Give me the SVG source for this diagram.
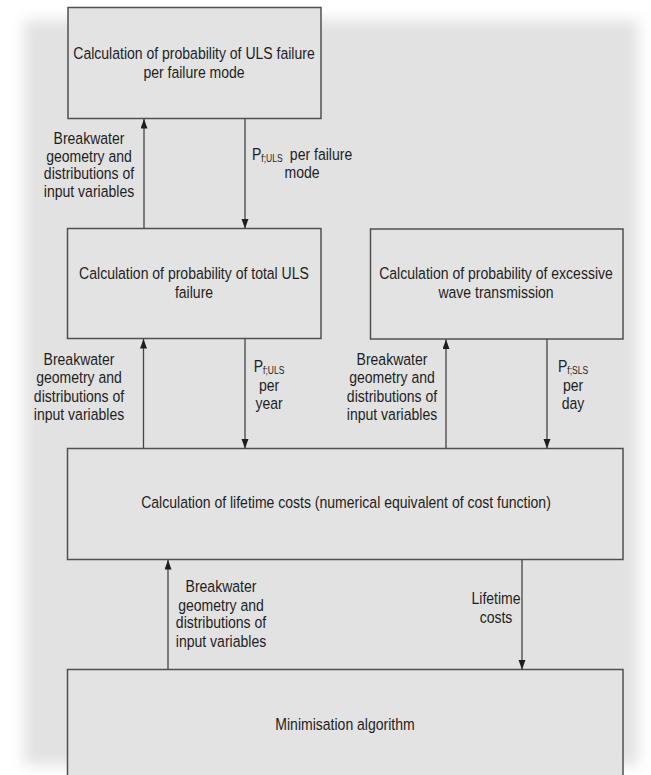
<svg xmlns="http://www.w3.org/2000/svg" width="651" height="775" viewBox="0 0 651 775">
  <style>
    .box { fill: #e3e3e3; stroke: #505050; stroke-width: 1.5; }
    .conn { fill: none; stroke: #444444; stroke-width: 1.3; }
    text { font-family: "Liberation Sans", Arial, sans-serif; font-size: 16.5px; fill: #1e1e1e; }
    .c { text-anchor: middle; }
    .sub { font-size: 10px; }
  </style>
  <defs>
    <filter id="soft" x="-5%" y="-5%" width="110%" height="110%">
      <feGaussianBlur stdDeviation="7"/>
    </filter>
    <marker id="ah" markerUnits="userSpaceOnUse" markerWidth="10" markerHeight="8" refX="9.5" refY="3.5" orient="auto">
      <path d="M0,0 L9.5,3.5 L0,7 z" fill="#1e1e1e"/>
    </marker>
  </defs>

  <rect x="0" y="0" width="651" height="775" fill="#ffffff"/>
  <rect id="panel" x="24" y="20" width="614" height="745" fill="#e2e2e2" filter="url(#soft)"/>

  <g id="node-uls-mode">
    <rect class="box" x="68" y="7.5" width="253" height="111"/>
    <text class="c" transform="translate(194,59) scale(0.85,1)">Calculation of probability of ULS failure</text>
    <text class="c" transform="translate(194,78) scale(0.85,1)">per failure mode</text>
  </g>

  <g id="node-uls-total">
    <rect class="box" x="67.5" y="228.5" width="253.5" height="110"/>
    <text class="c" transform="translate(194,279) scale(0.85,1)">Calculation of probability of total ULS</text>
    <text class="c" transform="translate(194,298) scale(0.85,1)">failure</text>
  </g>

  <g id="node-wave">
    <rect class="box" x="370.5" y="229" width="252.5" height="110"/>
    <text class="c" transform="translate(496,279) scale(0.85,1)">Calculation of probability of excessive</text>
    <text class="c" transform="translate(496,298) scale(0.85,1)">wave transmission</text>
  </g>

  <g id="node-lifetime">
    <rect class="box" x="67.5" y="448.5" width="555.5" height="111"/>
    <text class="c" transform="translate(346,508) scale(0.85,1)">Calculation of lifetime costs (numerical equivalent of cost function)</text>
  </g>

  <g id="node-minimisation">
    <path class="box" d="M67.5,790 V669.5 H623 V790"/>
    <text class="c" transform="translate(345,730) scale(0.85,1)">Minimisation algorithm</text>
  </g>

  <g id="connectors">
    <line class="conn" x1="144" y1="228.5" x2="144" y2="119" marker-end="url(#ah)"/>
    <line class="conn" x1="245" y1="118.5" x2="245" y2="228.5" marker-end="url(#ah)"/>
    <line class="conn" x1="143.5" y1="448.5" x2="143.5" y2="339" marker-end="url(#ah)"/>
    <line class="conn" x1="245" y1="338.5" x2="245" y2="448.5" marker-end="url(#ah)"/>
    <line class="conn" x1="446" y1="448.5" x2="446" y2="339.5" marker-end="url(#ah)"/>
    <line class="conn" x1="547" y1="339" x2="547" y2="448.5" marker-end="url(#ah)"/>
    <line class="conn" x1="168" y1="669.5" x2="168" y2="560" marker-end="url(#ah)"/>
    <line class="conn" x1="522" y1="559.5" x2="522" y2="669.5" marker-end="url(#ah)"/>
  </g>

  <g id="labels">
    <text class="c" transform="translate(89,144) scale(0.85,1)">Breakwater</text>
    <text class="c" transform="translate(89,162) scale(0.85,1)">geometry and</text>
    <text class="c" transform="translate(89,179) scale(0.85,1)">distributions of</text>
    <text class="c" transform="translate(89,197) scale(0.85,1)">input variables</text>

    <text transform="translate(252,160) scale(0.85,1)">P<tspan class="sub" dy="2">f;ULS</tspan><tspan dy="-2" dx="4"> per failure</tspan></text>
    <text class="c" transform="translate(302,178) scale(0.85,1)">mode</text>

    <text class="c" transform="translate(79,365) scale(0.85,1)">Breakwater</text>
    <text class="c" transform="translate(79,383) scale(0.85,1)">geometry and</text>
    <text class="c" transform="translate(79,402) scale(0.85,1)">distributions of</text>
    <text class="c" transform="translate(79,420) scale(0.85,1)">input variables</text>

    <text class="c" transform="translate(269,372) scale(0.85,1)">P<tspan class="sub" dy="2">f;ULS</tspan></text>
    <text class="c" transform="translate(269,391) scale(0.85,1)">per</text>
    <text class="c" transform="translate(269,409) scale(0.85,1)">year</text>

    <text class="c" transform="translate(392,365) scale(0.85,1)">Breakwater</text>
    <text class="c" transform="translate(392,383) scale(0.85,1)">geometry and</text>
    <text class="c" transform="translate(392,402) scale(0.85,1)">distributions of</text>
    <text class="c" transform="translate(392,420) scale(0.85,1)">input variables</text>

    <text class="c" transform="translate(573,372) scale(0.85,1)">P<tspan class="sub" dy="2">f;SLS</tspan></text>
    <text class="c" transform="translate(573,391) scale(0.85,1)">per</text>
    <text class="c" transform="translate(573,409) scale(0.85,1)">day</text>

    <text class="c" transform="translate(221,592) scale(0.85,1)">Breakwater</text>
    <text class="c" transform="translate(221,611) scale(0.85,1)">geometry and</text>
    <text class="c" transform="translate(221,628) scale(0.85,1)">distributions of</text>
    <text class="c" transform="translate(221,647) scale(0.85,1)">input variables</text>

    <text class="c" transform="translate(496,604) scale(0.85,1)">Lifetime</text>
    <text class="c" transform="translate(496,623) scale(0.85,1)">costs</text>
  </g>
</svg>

──────

PROBLEM DESCRIPTION:
Copy the material exactly. Do not include the pictures.

COMPLETE ANSWER:
Give me the SVG source for this diagram.
<svg xmlns="http://www.w3.org/2000/svg" width="651" height="775" viewBox="0 0 651 775">
  <style>
    .box { fill: #e3e3e3; stroke: #505050; stroke-width: 1.5; }
    .conn { fill: none; stroke: #444444; stroke-width: 1.3; }
    text { font-family: "Liberation Sans", Arial, sans-serif; font-size: 16.5px; fill: #1e1e1e; }
    .c { text-anchor: middle; }
    .sub { font-size: 10px; }
  </style>
  <defs>
    <filter id="soft" x="-5%" y="-5%" width="110%" height="110%">
      <feGaussianBlur stdDeviation="7"/>
    </filter>
    <marker id="ah" markerUnits="userSpaceOnUse" markerWidth="10" markerHeight="8" refX="9.5" refY="3.5" orient="auto">
      <path d="M0,0 L9.5,3.5 L0,7 z" fill="#1e1e1e"/>
    </marker>
  </defs>

  <rect x="0" y="0" width="651" height="775" fill="#ffffff"/>
  <rect id="panel" x="24" y="20" width="614" height="745" fill="#e2e2e2" filter="url(#soft)"/>

  <g id="node-uls-mode">
    <rect class="box" x="68" y="7.5" width="253" height="111"/>
    <text class="c" transform="translate(194,59) scale(0.85,1)">Calculation of probability of ULS failure</text>
    <text class="c" transform="translate(194,78) scale(0.85,1)">per failure mode</text>
  </g>

  <g id="node-uls-total">
    <rect class="box" x="67.5" y="228.5" width="253.5" height="110"/>
    <text class="c" transform="translate(194,279) scale(0.85,1)">Calculation of probability of total ULS</text>
    <text class="c" transform="translate(194,298) scale(0.85,1)">failure</text>
  </g>

  <g id="node-wave">
    <rect class="box" x="370.5" y="229" width="252.5" height="110"/>
    <text class="c" transform="translate(496,279) scale(0.85,1)">Calculation of probability of excessive</text>
    <text class="c" transform="translate(496,298) scale(0.85,1)">wave transmission</text>
  </g>

  <g id="node-lifetime">
    <rect class="box" x="67.5" y="448.5" width="555.5" height="111"/>
    <text class="c" transform="translate(346,508) scale(0.85,1)">Calculation of lifetime costs (numerical equivalent of cost function)</text>
  </g>

  <g id="node-minimisation">
    <path class="box" d="M67.5,790 V669.5 H623 V790"/>
    <text class="c" transform="translate(345,730) scale(0.85,1)">Minimisation algorithm</text>
  </g>

  <g id="connectors">
    <line class="conn" x1="144" y1="228.5" x2="144" y2="119" marker-end="url(#ah)"/>
    <line class="conn" x1="245" y1="118.5" x2="245" y2="228.5" marker-end="url(#ah)"/>
    <line class="conn" x1="143.5" y1="448.5" x2="143.5" y2="339" marker-end="url(#ah)"/>
    <line class="conn" x1="245" y1="338.5" x2="245" y2="448.5" marker-end="url(#ah)"/>
    <line class="conn" x1="446" y1="448.5" x2="446" y2="339.5" marker-end="url(#ah)"/>
    <line class="conn" x1="547" y1="339" x2="547" y2="448.5" marker-end="url(#ah)"/>
    <line class="conn" x1="168" y1="669.5" x2="168" y2="560" marker-end="url(#ah)"/>
    <line class="conn" x1="522" y1="559.5" x2="522" y2="669.5" marker-end="url(#ah)"/>
  </g>

  <g id="labels">
    <text class="c" transform="translate(89,144) scale(0.85,1)">Breakwater</text>
    <text class="c" transform="translate(89,162) scale(0.85,1)">geometry and</text>
    <text class="c" transform="translate(89,179) scale(0.85,1)">distributions of</text>
    <text class="c" transform="translate(89,197) scale(0.85,1)">input variables</text>

    <text transform="translate(252,160) scale(0.85,1)">P<tspan class="sub" dy="2">f;ULS</tspan><tspan dy="-2" dx="4"> per failure</tspan></text>
    <text class="c" transform="translate(302,178) scale(0.85,1)">mode</text>

    <text class="c" transform="translate(79,365) scale(0.85,1)">Breakwater</text>
    <text class="c" transform="translate(79,383) scale(0.85,1)">geometry and</text>
    <text class="c" transform="translate(79,402) scale(0.85,1)">distributions of</text>
    <text class="c" transform="translate(79,420) scale(0.85,1)">input variables</text>

    <text class="c" transform="translate(269,372) scale(0.85,1)">P<tspan class="sub" dy="2">f;ULS</tspan></text>
    <text class="c" transform="translate(269,391) scale(0.85,1)">per</text>
    <text class="c" transform="translate(269,409) scale(0.85,1)">year</text>

    <text class="c" transform="translate(392,365) scale(0.85,1)">Breakwater</text>
    <text class="c" transform="translate(392,383) scale(0.85,1)">geometry and</text>
    <text class="c" transform="translate(392,402) scale(0.85,1)">distributions of</text>
    <text class="c" transform="translate(392,420) scale(0.85,1)">input variables</text>

    <text class="c" transform="translate(573,372) scale(0.85,1)">P<tspan class="sub" dy="2">f;SLS</tspan></text>
    <text class="c" transform="translate(573,391) scale(0.85,1)">per</text>
    <text class="c" transform="translate(573,409) scale(0.85,1)">day</text>

    <text class="c" transform="translate(221,592) scale(0.85,1)">Breakwater</text>
    <text class="c" transform="translate(221,611) scale(0.85,1)">geometry and</text>
    <text class="c" transform="translate(221,628) scale(0.85,1)">distributions of</text>
    <text class="c" transform="translate(221,647) scale(0.85,1)">input variables</text>

    <text class="c" transform="translate(496,604) scale(0.85,1)">Lifetime</text>
    <text class="c" transform="translate(496,623) scale(0.85,1)">costs</text>
  </g>
</svg>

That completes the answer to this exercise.